The USD/JPY pair appears to have broken free from its bearish trend following a sharp summer decline that saw its value dip below the 140 mark. Buyers have since regained dominance, driving the pair steadily higher toward the 160 threshold. In late November, the pair experienced a significant pullback, dropping 7 cents and briefly falling below the critical 150 level. This came after an impressive two-month rally in which the USD/JPY surged nearly 17 cents.
However, December brought renewed buying interest as the decline stabilized near key moving averages, providing a solid base for recovery. So far this month, the pair has regained about 9 cents, signaling renewed bullish momentum. The market experienced a brief pause after the FOMC meeting, as traders turned their attention to potential moves from the Bank of Japan. With the BOJ’s 25-basis-point rate hike now behind us, the market appears to have shrugged off earlier concerns.
USD/JPY Chart Daily – The 100 SMA Held As Support
Yesterday, the USD/JPY dipped to 153.70, finding support at the 100-day SMA (green) before buyers stepped in again. This resurgence in buying pressure pushed the pair above the 155 level. Early this morning, the Core CPI inflation data from the Bank of Japan added fresh context to the currency pair’s movements. With inflationary pressures remaining in focus, traders are closely monitoring whether the BOJ’s policies will further influence the yen.

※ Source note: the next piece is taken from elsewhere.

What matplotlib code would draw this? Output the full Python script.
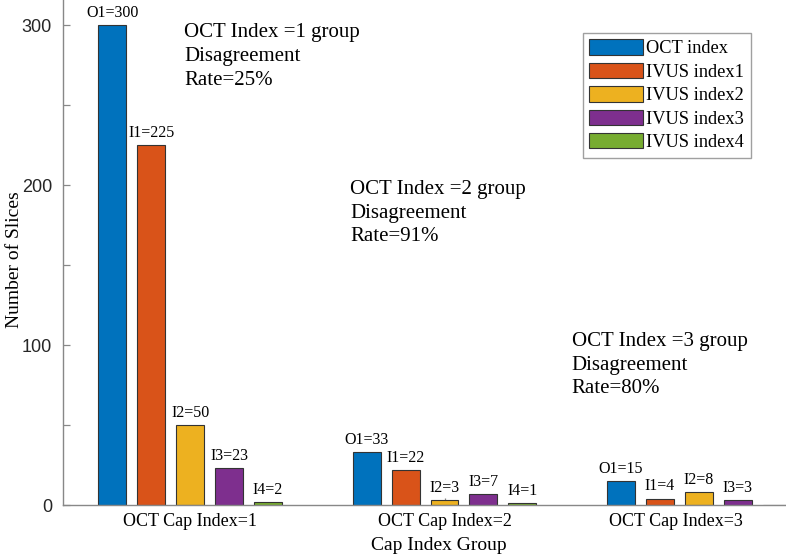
import matplotlib.pyplot as plt
import matplotlib.transforms as mtransforms
import numpy as np

groups = ['OCT Cap Index=1', 'OCT Cap Index=2', 'OCT Cap Index=3']
series = ['OCT index', 'IVUS index1', 'IVUS index2', 'IVUS index3', 'IVUS index4']
prefixes = ['O1', 'I1', 'I2', 'I3', 'I4']
oct_index = [300, 33, 15]
ivus1 = [225, 22, 4]
ivus2 = [50, 3, 8]
ivus3 = [23, 7, 3]
ivus4 = [2, 1, 0]
rates = ['25%', '91%', '80%']

colors = ['#0072BD', '#D95319', '#EDB120', '#7E2F8E', '#77AC30']
serif = ['Liberation Serif', 'DejaVu Serif']

fig = plt.figure(figsize=(7.86, 5.57), dpi=100)
# axes run past the right edge like the cropped original
ax = fig.add_axes([63 / 786, 52 / 557, 763 / 786, 505.6 / 557])

x = np.arange(1, len(groups) + 1)
step = 0.153
width = 0.11
data = [oct_index, ivus1, ivus2, ivus3, ivus4]
for i, vals in enumerate(data):
    pos = x + (i - 2) * step
    bars = ax.bar(pos, vals, width, color=colors[i], edgecolor='#333333',
                  linewidth=0.8, label=series[i], zorder=2)
    for b, v in zip(bars, vals):
        if v == 0:
            continue
        ax.annotate(f'{prefixes[i]}={v}', (b.get_x() + b.get_width() / 2, v),
                    xytext=(0, 3), textcoords='offset points',
                    ha='center', va='bottom', fontsize=11.5, family=serif)

ax.set_xlim(0.5, 3.5)
ax.set_ylim(0, 316)

# the last group label sits left of its tick in the original, so draw it by hand
ax.set_xticks(x)
ax.set_xticklabels(groups[:2] + [''], family=serif, fontsize=13)
shift = mtransforms.ScaledTranslation(-0.23, -6 / 72, fig.dpi_scale_trans)
ax.text(x[2], 0, groups[2], family=serif, fontsize=13, ha='center', va='top',
        transform=ax.get_xaxis_transform() + shift)

ax.set_yticks(np.arange(0, 301, 50))
ax.set_yticklabels(['0', '', '100', '', '200', '', '300'],
                   family='Liberation Sans', fontsize=13, color='#262626')

ax.tick_params(direction='in', length=5, color='#888888', width=0.9)
ax.tick_params(axis='x', pad=6)
ax.tick_params(axis='y', pad=8)
for s in ['top', 'right']:
    ax.spines[s].set_visible(False)
for s in ['left', 'bottom']:
    ax.spines[s].set_color('#888888')
    ax.spines[s].set_linewidth(1.0)

ax.set_xlabel('Cap Index Group', family=serif, fontsize=14)
ax.xaxis.set_label_coords(0.493, -0.064)
ax.set_ylabel('Number of Slices', family=serif, fontsize=14)
ax.yaxis.set_label_coords(-0.052, 0.485)

# disagreement notes
note_pos = [(0.976, 301), (1.629, 203), (2.50, 108)]
for k, (nx, ny) in enumerate(note_pos):
    ax.text(nx, ny, f'OCT Index ={k + 1} group\nDisagreement\nRate={rates[k]}',
            family=serif, fontsize=15, va='top', ha='left', linespacing=1.33)

leg = ax.legend(loc='upper left', bbox_to_anchor=(583 / 786, 1 - 33 / 557),
                bbox_transform=fig.transFigure,
                prop={'family': serif, 'size': 13.2}, frameon=True, fancybox=False,
                handlelength=2.9, handleheight=0.9, handletextpad=0.2,
                labelspacing=0.3, borderpad=0.35, borderaxespad=0)
leg.get_frame().set_edgecolor('#888888')
leg.get_frame().set_linewidth(1.0)

fig.savefig('out.png', dpi=100)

The technical and fundamental backdrop suggests that bullish momentum could continue, as key support levels remain intact and confidence in the broader economic environment grows.
Bank of Japan Core CPI y/y (December):
- Reported at 1.9%, slightly above the expected 1.7%.
- Indicates a modest acceleration in core inflation compared to November’s figure of 1.7%.
November Core CPI Recap:
- The core CPI had remained steady at 1.7%, showing consistent, though measured, inflationary pressures within the Japanese economy.
Japan Services PPI (December):
- Reported at 2.9% y/y, falling short of the expected 3.2% and showing a slight decline from November’s 3%.
- The slowdown in services PPI growth could reflect easing price pressures in the service sector, potentially influenced by subdued demand or stabilizing costs.
- Market Implications:
- The higher-than-expected core CPI reinforces the view that inflationary pressures in Japan remain persistent, which could influence BOJ policy decisions moving forward.
- The softer Services PPI may provide a counterbalance, suggesting that broader inflationary trends are not yet out of control.
- Investor Focus:
- Traders will monitor upcoming BOJ statements closely to gauge how policymakers interpret this mixed data.
- Continued inflation momentum might pressure the BOJ to adjust its ultra-loose monetary policy, while a slowdown in service price growth could support maintaining a cautious approach.